I suggest that we ditch allyship and endorse coalition. Unlike allyship, coalition is predicated on realising that change is something we partake in for our own sake. The difference between allyship and coalition emanates from the foundation on which each stands; the former stands on “let us help the other” the latter on “we worry about ourselves”. The radical Black Intellectual tradition teaches us something useful about thinking change and what coalition could do. Drawing on the struggles of African Americans for equality, Fred Moten says “coalition isn’t something that emerges so that you can come help me, a maneuver that always gets traced back to your own interests. The coalition emerges out of your recognition that it’s fucked up for you, in the same way that we’ve already recognized that it’s fucked up for us. I don’t need your help. I just need you to recognize that this shit is killing you, too, however much more softly, you stupid motherfucker, you know?"5 Coalition is possible not as a practice of helping others but doing it for ourselves and it starts, as Moten emphasises, the moment people with privileges gain “the capacity to worry about themselves”. Similarly, Jack Halberstam makes a case for coalition by saying that: 

… the mission then for the denizens of the undercommons is to recognize that when you seek to make things better, you are not just doing it for the Other, you must also be doing it for yourself. While men may think they are being “sensitive” by turning to feminism, while white people may think they are being right on by opposing racism, no one will really be able to embrace the mission of tearing “this shit down” until they realize that the structures they oppose are not only bad for some of us, they are bad for all of us.6

Both Moten’s and Halberstam’s insights on coalition are helpful in thinking change more radically, to go beyond what at times sounds like a lip service to the oppressed. A recognition that the world is “fucked up” for all of us and that we have to change this for our own sake is the crucial point of meeting. It is a reminder that the world is messy for us just as much as it is for the group to which we offer ourselves as allies. So to fight for change is not a favour we do for others, it is a favour we do for ourselves because it is a problem for all of us not just the subordinated. That is what Fred Moten is telling us when he says “I don’t need your help” but a recognition of the problems as shared because that recognition is a point at which we build coalition. Along similar lines of thought, the late Binyavanga Wainaina stresses that a freed imagination is a necessary condition for the thriving of humanity, the ecosystem can sustain us only if we accommodate diversity. There is  a need for a radical change that acknowledges our interdependence and the need for a wider room in the ecosystem because our own very existence and wellbeing depends on it. We must not agree with each other on everything, as he says, but we agree the ecosystem needs all of us in order to thrive. He says “the idea that you are allowing our ecosystem to thrive [should be] at the heart of our politics and at the heart of our future." 7

We are supposed to be against homophobia not only because we sympathise with the victims. We should be against it because a homophobic world is uninhabitable for all of us. If it is a homophobic world, yes the first ones to live the consequences are the ones with non normative gender and sexual orientations. But the mess in the world hurts, albeit “softly”, even those who seemingly benefit from it. If it is a bad place for women because of gender hierarchies, it is just as bad for those who seem to benefit from the condition that created the hierarchy. Coalition fosters a shared struggle to change the conditions that created a  society that accepts it as a sensible thing to attack humans for not adhering to what is established as a norm regardless of its obvious tyranny. My point then is that: allyship does not cut it, joining to support other people’s struggle does not cut it, the gesture of “tearing “this shit down”” on behalf of others does not cut it. We need to fight homophobia to create a better world for ourselves. But above all, we need to change the world in which homophobia makes sense, it is the conditions of homophobia’s possibility that we need to fight. This calls for coalition and as Moten teaches us, the coalition is possible only when we recognise that the world is “fucked up” for all of us not only just the minoritised who we claim to support. The commitment to fight for what might become possible, a changed world a changed society is the way forward.
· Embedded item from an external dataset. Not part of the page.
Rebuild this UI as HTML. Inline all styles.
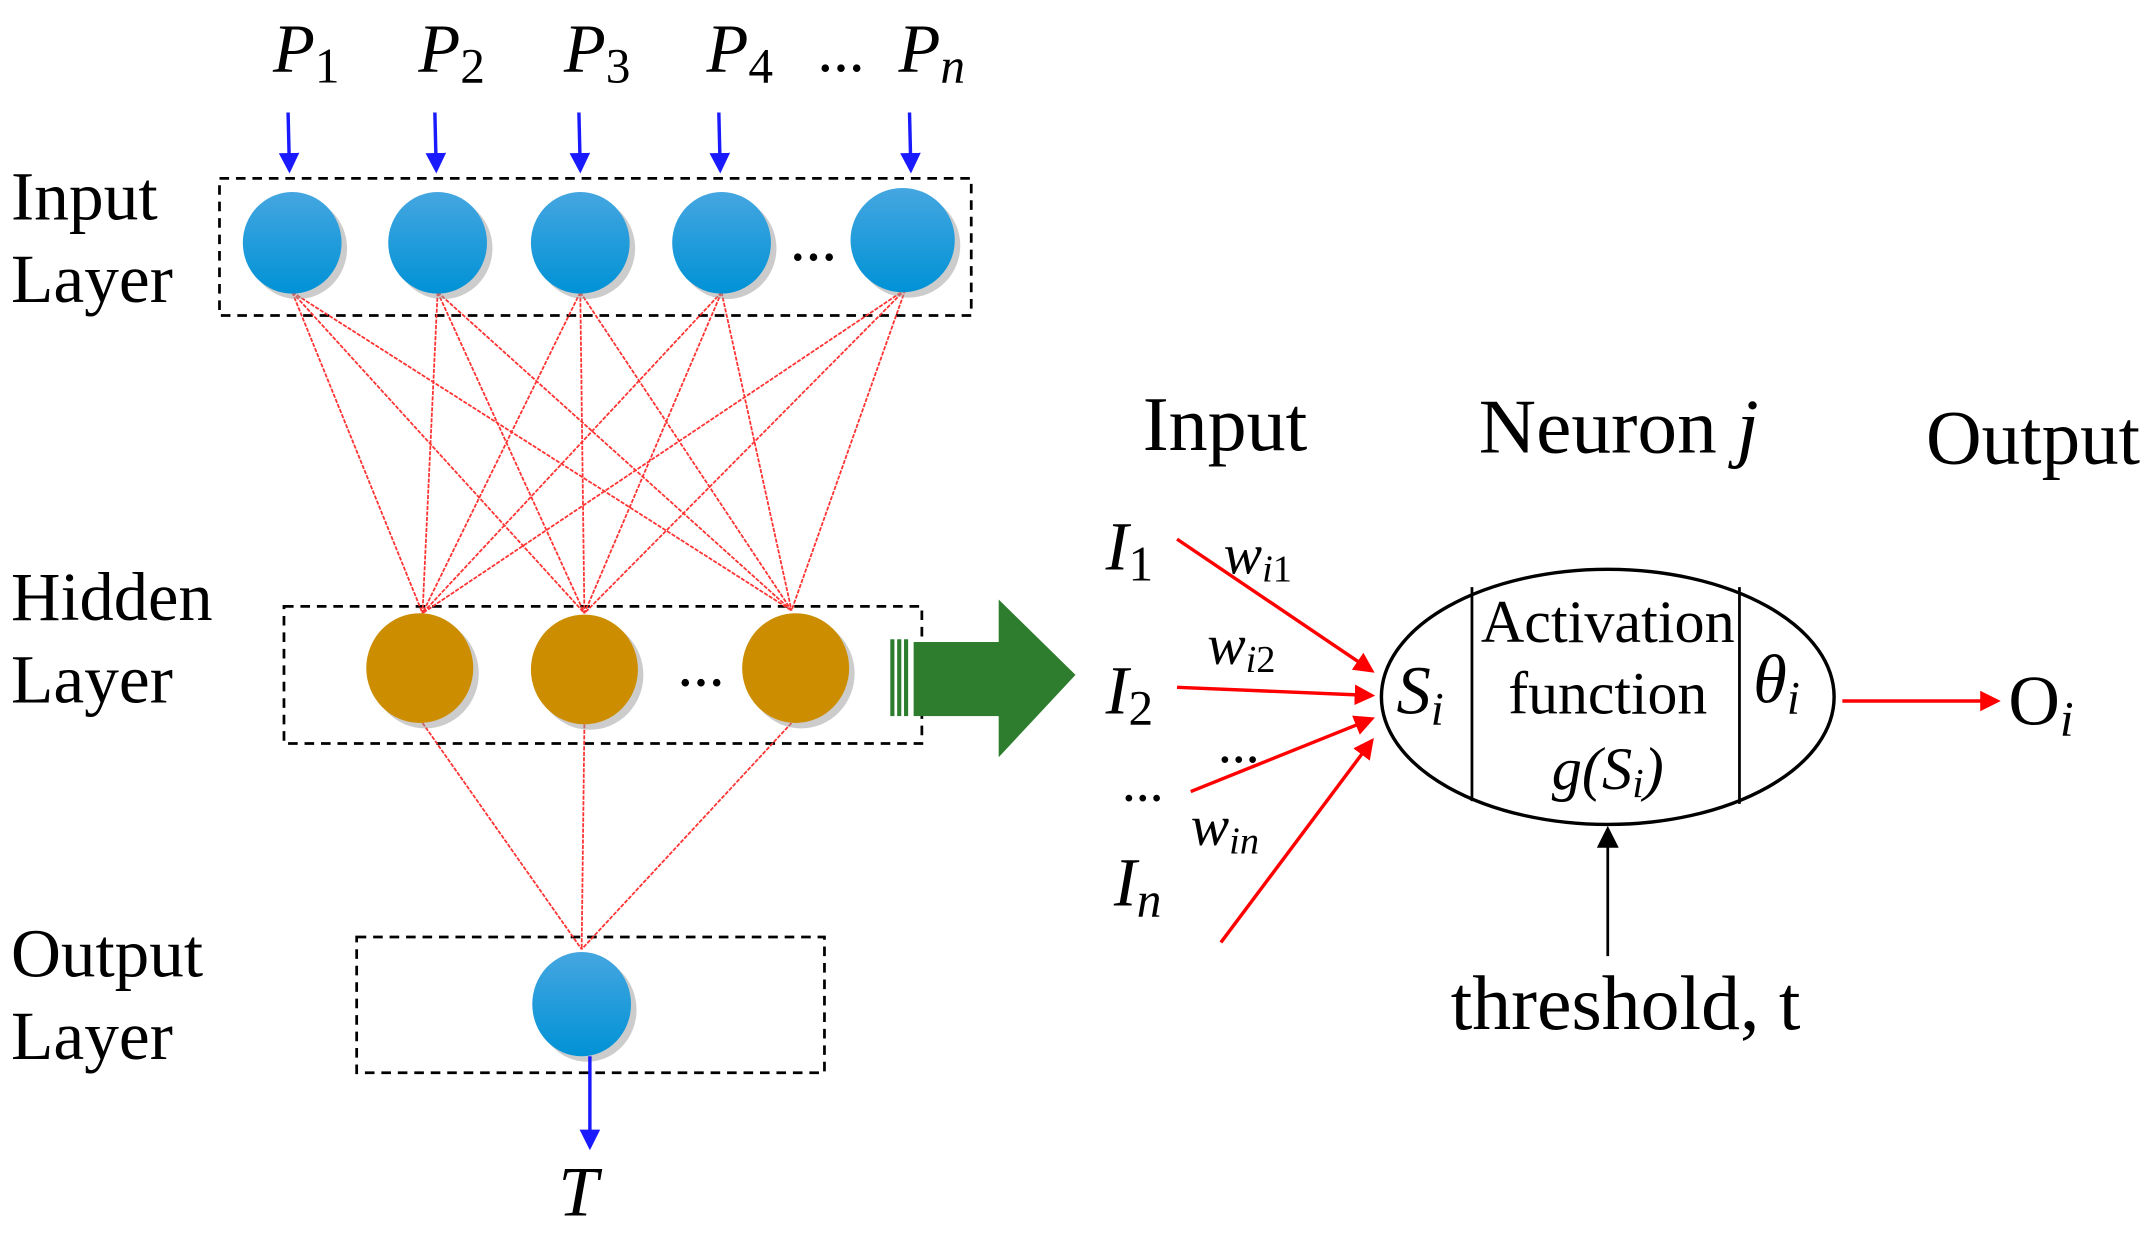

[1] I want to recognise and pay tribute to Louis-Georges Tin, the person behind the foundation of International Day Against Homophobia, Transphobia and Biphobia. Tin (2008:15) indicates that the “first IDAHO was celebrated for the first time on May 17, 2005, fifteen years to the day after the World Health Organization decided to remove homosexuality from the list of mental illnesses; it was launched simultaneously in over forty countries, from Brazil to Russia, by way of Kenya, Canada, Portugal, and Lebanon. It was an impetus for lively debates, film screenings, radio and television broadcasts, concerts, street festivals, and school events”. Louis-Georges Tin, LG. (2008). The Dictionary of Homophobia: A Global History of Gay and Lesbian Experience. Translated by Redburn, M. Michaud, A. and Mathers, K. Mabanckou, A. Arsenal Pulp Press: Vancouver.

[2] Bahi (Bahiru Shewaye) is a UK based Ethiopian queer person who co-founded the House of Guramayle (https://houseofguramayle.org/our-story/). I am always grateful to him for guiding and thinking with me. 

[3] https://guidetoallyship.com

[4] This concern makes sense in some places where associating with certain groups like LGBTQI+ can be dangerous. Because one’s commitment as an ally has its limits, some withdraw to avoid the risk of being counted as the problem.

[5] Harney, S. and Moten, F. (2013). The Undercommons: Fugitive Planning & Black Study. Minor Compositions: New York, 140.

[6] Halberstam, J. (2013). “Introduction” in Harney, S. and Moten, F. The Undercommons: Fugitive Planning & Black Study. Minor Compositions: New York, 10.